**Task statement**
Print only the lines from the top of the data through the line with "3.53, 3.70, 3.87];", both included, skipping every picture.

**Data excerpt**
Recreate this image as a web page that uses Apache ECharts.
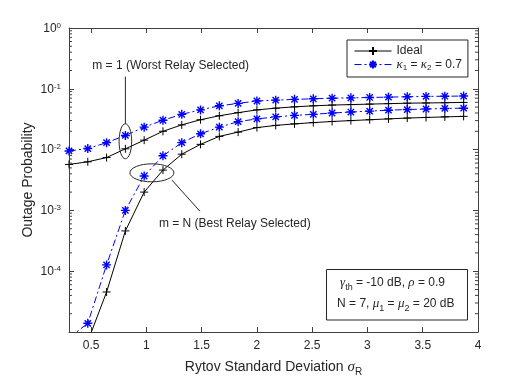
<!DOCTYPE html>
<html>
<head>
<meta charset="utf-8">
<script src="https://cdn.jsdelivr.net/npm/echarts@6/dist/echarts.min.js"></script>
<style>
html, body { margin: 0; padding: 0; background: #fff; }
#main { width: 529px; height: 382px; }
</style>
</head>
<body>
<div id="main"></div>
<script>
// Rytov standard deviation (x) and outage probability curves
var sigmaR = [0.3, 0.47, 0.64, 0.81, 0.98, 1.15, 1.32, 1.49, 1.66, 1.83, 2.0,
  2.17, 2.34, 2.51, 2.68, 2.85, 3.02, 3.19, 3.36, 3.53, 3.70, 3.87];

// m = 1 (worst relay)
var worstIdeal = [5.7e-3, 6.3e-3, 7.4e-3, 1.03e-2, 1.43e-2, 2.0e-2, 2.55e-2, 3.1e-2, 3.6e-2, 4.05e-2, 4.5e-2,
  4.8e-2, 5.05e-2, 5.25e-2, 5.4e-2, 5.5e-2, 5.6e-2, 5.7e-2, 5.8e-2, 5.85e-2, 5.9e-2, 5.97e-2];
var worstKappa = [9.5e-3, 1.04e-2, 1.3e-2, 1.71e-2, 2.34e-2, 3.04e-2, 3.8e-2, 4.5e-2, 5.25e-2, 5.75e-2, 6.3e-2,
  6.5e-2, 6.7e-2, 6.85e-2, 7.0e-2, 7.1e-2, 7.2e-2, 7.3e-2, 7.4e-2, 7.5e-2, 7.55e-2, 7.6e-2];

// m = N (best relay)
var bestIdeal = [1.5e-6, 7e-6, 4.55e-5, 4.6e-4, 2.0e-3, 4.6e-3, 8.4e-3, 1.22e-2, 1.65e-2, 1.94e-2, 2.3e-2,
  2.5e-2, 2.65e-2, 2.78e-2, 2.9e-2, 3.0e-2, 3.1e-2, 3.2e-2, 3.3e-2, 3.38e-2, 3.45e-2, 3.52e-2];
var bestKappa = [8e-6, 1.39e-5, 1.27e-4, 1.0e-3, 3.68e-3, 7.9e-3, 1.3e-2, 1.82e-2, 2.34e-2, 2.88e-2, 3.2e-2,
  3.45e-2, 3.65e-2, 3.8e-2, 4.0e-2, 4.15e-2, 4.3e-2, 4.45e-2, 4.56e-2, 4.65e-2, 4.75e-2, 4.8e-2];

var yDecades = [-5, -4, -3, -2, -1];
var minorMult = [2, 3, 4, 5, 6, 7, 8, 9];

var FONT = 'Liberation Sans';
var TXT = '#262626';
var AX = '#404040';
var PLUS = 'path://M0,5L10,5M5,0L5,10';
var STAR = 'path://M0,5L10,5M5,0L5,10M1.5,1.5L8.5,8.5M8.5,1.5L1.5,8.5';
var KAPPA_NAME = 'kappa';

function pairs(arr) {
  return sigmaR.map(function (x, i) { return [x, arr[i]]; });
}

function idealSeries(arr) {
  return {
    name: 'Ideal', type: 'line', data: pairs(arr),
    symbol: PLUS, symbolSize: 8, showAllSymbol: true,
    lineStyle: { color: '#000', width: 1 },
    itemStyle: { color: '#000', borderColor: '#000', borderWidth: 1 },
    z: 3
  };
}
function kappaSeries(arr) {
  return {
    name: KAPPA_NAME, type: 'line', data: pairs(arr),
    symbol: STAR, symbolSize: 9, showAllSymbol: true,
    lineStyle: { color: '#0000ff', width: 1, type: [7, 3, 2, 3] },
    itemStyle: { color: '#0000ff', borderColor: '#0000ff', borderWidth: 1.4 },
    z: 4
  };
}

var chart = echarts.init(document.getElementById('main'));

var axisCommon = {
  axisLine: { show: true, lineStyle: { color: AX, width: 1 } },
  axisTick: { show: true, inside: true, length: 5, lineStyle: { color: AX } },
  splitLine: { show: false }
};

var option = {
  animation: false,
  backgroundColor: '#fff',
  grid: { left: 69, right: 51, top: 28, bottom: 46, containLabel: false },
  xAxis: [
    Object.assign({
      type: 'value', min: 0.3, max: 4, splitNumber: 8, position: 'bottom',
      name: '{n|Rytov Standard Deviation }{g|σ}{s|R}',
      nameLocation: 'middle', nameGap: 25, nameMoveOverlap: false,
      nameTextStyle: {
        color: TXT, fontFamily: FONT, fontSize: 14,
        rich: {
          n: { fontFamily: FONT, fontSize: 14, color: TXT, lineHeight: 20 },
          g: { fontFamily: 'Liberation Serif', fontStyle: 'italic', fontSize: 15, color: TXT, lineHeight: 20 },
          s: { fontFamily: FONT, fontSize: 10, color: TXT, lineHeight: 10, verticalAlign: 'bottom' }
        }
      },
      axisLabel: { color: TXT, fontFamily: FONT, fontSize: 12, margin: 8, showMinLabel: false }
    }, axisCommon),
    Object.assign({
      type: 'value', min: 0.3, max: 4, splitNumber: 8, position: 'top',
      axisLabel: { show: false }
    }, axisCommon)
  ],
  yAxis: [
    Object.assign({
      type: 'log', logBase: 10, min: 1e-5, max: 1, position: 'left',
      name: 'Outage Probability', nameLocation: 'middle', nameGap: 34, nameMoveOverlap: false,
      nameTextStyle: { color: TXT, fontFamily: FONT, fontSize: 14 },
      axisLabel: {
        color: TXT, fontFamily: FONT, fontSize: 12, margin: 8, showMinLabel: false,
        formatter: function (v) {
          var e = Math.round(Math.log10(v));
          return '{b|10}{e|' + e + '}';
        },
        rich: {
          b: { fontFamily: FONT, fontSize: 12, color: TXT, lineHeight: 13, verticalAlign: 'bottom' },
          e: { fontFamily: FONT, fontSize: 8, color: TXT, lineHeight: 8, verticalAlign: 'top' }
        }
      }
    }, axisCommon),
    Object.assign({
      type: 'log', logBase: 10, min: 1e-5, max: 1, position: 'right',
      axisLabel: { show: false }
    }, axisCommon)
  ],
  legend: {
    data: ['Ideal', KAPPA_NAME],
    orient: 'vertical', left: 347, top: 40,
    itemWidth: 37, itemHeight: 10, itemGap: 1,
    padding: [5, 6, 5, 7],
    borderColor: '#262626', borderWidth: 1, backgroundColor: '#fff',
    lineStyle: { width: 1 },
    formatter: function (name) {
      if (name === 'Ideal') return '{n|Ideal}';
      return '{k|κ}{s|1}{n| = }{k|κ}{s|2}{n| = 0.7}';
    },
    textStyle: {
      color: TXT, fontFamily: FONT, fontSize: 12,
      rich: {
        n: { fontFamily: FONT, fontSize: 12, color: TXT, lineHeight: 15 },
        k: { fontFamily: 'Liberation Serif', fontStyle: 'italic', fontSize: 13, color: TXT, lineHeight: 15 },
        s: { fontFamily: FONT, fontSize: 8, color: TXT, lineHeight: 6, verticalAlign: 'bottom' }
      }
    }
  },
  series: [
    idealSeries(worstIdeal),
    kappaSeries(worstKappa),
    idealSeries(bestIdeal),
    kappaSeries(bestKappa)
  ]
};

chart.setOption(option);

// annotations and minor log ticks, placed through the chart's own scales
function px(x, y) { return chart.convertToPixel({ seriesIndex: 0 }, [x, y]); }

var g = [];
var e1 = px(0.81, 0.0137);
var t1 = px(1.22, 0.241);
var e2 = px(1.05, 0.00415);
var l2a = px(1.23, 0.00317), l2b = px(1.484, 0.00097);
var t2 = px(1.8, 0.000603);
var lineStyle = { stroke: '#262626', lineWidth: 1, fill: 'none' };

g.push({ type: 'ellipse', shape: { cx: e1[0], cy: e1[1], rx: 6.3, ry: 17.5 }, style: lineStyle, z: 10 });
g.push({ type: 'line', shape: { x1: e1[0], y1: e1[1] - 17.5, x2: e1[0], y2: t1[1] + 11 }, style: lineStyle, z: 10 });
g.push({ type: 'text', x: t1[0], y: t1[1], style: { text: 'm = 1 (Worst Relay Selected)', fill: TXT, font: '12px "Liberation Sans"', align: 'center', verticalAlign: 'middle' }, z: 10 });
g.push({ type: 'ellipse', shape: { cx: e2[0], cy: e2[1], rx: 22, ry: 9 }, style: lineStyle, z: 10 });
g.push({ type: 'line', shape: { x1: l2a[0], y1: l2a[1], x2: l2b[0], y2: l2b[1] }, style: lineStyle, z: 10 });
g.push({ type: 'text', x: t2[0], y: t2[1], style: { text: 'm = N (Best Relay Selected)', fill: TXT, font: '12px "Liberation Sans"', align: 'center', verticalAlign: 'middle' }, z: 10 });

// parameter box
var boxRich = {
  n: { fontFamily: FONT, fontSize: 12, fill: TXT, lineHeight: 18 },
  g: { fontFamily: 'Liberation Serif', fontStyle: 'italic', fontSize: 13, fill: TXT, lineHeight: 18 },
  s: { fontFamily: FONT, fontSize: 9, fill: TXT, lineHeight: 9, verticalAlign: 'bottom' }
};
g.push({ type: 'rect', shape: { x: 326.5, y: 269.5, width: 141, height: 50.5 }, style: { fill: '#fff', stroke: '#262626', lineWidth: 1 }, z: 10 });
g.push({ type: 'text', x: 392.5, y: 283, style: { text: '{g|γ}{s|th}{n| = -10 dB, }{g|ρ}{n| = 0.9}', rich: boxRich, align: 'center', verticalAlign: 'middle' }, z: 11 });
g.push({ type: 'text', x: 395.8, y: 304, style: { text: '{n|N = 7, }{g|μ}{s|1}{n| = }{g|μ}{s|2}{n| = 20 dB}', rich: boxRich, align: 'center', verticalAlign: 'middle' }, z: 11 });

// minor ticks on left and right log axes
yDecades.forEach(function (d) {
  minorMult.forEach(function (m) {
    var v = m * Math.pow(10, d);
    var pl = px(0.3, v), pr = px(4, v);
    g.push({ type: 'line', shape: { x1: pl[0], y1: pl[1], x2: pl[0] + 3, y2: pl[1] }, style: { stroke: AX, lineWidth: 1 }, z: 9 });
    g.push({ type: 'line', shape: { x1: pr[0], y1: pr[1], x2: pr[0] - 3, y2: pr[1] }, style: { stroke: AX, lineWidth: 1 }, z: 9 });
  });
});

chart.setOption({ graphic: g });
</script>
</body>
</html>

**Task output**
Recreate this image as a web page that uses Apache ECharts.
<!DOCTYPE html>
<html>
<head>
<meta charset="utf-8">
<script src="https://cdn.jsdelivr.net/npm/echarts@6/dist/echarts.min.js"></script>
<style>
html, body { margin: 0; padding: 0; background: #fff; }
#main { width: 529px; height: 382px; }
</style>
</head>
<body>
<div id="main"></div>
<script>
// Rytov standard deviation (x) and outage probability curves
var sigmaR = [0.3, 0.47, 0.64, 0.81, 0.98, 1.15, 1.32, 1.49, 1.66, 1.83, 2.0,
  2.17, 2.34, 2.51, 2.68, 2.85, 3.02, 3.19, 3.36, 3.53, 3.70, 3.87];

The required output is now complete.